'Bad Words' — 'Bad Santa' at the spelling bee
[Grade: C-] Jason Bateman's film is never as transgressively funny as it thinks it is.

City Paper grade: C-
Making his feature directorial debut, Jason Bateman uses Bad Santa like a pair of training wheels. Bateman himself plays the foul-mouthed misanthrope whose belligerence is tempered by the constant presence of a relentlessly sunny kid sidekick. Here he’s an angry 40-year-old who takes advantage of a loophole in the rules of a national spelling bee to compete against elementary students. The actor/director takes giddy delight in taunting young children, lobbing grenades of vitriol from behind his nice-guy facade. But Andrew Dodge’s script only has the one nasty trick up its sleeve, and before long the spectacle of watching Bateman act inappropriately loses its novelty and the film is never as transgressively funny as it thinks it is.
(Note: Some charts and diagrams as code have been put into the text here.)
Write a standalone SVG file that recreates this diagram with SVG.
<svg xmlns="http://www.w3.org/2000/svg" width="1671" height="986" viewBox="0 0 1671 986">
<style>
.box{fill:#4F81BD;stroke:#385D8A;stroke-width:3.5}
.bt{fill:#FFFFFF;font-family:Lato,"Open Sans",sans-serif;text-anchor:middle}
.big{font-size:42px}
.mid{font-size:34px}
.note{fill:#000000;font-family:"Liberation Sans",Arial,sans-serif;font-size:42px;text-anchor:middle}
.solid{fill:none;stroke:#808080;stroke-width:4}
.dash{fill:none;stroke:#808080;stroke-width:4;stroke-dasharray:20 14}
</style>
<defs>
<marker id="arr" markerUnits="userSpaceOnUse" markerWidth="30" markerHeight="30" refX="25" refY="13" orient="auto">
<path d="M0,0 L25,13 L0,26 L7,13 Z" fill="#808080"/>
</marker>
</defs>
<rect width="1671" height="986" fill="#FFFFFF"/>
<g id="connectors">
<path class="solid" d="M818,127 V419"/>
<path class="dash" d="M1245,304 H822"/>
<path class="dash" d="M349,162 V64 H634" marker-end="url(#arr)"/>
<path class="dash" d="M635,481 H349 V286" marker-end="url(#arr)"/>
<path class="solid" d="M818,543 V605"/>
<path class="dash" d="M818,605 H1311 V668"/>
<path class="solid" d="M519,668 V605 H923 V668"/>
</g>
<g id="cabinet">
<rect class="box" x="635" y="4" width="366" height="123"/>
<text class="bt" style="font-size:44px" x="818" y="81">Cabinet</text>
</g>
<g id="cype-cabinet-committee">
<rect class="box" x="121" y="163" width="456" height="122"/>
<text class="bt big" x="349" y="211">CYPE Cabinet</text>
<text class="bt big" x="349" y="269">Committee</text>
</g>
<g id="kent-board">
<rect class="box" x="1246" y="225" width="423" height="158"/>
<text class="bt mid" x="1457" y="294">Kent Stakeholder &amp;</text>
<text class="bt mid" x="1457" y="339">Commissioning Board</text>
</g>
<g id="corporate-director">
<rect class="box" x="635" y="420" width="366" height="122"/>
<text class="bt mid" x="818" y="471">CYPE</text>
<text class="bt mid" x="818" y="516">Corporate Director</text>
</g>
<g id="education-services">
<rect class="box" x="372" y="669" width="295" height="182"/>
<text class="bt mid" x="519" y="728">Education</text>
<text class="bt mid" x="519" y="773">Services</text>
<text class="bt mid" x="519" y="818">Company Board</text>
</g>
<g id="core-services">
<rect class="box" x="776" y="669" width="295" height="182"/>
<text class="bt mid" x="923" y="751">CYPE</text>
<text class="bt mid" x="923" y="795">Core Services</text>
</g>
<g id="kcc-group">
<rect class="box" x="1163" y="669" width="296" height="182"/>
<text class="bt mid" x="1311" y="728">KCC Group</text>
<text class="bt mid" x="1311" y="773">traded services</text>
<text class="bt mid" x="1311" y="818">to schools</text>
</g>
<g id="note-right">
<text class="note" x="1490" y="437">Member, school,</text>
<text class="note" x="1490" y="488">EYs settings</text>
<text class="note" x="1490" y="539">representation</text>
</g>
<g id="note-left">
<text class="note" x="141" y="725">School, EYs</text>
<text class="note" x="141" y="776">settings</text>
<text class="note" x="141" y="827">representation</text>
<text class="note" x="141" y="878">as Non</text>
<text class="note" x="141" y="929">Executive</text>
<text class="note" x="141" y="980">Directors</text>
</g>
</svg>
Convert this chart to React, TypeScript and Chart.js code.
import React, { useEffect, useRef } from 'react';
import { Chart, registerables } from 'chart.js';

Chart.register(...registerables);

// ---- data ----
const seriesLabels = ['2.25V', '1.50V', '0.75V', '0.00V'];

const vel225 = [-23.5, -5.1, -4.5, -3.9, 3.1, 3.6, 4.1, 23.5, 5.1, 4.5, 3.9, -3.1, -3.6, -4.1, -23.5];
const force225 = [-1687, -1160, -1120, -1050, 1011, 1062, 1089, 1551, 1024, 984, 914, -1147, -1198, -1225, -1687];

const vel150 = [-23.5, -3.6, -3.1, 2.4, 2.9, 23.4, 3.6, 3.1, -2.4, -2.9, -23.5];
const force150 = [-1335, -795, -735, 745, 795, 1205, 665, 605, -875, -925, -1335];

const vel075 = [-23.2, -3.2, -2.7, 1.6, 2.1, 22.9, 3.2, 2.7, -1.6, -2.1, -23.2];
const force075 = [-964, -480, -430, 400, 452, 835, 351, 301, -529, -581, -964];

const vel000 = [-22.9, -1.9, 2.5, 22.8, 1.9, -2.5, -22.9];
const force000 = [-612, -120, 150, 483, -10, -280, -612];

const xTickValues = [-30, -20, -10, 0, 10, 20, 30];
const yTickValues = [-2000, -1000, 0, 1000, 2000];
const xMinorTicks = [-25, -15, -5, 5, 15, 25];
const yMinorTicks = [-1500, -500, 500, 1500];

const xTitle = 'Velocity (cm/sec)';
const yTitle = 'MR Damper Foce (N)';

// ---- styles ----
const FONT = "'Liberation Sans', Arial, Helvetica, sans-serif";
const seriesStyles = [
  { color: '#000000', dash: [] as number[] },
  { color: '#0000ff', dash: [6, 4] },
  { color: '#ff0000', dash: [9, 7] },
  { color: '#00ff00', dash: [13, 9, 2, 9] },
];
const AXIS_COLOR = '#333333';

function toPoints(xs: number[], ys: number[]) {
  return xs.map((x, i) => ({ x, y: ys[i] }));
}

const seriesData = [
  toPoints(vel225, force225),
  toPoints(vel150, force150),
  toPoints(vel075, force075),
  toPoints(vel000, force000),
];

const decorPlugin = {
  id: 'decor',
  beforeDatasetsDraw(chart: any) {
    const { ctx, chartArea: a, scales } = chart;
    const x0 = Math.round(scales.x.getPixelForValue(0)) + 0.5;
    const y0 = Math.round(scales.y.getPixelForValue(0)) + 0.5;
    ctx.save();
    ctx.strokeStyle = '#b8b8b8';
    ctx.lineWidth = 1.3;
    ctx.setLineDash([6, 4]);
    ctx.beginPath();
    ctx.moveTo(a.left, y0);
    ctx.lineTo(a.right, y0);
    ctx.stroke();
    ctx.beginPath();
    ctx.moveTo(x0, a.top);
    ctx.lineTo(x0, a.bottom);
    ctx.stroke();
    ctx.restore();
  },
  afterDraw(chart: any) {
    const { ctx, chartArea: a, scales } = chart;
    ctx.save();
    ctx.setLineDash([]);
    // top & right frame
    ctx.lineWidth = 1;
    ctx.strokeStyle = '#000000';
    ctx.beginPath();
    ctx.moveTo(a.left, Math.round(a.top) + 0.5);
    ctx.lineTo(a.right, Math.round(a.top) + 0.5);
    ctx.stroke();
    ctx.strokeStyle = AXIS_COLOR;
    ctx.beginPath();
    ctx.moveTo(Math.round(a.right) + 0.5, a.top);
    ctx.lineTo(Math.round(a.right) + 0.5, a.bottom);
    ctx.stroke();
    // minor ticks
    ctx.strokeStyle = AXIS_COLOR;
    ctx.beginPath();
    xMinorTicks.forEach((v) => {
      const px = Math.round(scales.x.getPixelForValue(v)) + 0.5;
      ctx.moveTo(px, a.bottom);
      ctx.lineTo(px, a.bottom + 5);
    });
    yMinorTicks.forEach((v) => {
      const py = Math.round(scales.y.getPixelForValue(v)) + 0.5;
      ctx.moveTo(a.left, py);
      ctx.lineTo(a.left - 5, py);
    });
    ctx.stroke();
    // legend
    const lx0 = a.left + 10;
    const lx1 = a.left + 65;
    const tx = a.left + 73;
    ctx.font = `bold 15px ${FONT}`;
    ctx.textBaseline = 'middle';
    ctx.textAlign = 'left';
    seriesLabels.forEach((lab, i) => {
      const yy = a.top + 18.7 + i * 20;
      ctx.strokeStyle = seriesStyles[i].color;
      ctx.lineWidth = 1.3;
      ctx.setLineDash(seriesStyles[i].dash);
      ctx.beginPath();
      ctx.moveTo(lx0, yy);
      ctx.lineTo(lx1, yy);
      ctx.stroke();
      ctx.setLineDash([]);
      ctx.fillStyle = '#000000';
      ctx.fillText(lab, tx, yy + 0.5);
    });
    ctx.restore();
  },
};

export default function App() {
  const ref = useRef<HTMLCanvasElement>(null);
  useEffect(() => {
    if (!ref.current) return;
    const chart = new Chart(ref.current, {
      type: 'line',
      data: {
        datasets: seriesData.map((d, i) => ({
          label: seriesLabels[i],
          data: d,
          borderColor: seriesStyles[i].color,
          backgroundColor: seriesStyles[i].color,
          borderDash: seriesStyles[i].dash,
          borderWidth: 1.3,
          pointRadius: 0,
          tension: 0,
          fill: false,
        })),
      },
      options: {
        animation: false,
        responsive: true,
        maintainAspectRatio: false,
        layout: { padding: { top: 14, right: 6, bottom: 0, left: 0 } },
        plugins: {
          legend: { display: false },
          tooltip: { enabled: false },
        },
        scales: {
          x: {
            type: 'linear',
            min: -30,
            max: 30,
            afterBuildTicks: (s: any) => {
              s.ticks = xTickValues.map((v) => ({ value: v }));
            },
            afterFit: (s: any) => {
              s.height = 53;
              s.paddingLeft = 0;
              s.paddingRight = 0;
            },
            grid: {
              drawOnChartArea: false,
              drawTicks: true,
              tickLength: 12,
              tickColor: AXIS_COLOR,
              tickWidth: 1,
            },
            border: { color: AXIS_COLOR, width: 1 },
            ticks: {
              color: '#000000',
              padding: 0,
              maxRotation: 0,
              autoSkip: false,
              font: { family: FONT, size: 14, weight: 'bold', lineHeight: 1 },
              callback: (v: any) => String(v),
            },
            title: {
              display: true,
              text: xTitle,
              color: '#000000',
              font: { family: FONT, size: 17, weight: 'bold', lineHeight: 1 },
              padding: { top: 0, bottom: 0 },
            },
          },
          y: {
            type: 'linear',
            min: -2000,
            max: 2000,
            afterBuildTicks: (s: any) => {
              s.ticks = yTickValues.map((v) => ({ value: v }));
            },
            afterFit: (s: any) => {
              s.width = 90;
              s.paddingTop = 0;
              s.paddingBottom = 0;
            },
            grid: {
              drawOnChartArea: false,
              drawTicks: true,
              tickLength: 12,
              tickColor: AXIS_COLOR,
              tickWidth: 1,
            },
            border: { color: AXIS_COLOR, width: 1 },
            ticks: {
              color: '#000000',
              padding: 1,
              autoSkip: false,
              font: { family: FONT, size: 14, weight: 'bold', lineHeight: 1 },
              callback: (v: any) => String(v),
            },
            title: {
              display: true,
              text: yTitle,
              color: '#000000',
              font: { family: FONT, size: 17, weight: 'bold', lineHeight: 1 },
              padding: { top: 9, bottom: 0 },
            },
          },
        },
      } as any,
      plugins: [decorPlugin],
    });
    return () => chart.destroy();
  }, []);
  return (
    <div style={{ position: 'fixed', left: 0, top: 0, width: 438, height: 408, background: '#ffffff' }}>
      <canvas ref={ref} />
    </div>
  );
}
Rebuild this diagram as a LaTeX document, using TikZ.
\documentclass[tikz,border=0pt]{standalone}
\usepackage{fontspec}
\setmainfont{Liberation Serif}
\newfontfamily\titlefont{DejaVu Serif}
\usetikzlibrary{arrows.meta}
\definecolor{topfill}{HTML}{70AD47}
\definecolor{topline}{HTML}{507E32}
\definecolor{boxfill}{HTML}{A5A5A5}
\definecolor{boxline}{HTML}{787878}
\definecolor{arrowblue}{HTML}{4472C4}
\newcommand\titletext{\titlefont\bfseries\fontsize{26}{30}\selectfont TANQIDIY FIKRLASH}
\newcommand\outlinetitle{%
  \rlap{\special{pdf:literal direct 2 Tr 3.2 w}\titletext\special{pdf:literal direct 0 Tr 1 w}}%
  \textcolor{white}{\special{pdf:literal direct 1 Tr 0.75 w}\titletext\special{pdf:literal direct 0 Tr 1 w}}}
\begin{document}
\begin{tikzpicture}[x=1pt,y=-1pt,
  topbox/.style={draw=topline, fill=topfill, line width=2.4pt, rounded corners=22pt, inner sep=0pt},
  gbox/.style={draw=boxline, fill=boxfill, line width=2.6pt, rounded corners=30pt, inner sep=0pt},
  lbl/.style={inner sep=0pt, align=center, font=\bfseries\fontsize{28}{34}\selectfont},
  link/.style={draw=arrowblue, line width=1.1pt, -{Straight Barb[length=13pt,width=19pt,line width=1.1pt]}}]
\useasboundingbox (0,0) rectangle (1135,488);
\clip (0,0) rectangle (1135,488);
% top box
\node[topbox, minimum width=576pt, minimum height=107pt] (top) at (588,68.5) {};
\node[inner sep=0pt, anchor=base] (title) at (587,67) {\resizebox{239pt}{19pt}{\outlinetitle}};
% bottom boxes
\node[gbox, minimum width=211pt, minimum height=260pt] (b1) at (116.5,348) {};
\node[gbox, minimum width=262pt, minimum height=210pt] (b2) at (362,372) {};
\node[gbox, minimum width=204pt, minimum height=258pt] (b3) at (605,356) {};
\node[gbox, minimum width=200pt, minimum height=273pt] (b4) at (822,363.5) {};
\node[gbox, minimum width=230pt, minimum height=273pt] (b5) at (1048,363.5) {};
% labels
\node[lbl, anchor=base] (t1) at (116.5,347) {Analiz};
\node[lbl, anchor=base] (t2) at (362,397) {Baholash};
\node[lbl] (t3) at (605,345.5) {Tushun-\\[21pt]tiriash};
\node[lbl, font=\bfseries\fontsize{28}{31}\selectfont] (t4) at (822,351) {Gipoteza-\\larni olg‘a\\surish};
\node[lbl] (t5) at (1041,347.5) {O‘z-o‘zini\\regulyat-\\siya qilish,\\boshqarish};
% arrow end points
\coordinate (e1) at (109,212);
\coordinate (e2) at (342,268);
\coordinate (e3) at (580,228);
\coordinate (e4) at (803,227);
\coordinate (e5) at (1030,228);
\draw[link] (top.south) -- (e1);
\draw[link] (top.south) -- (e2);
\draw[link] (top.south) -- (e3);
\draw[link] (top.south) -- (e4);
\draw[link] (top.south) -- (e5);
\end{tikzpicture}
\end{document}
There’s no real consistency to the story: Bateman’s character is obviously the smartest guy in the room, but resorts to underhanded tactics to rattle his competition — whatever it takes to shoehorn in another barb. Once his actual motivations are revealed, everything goes predictably squishy. The need for a weepy backstory is taken as a given; after spending 90 minutes reveling in someone’s bad behavior, after all, it’s important to stress that he didn’t mean it.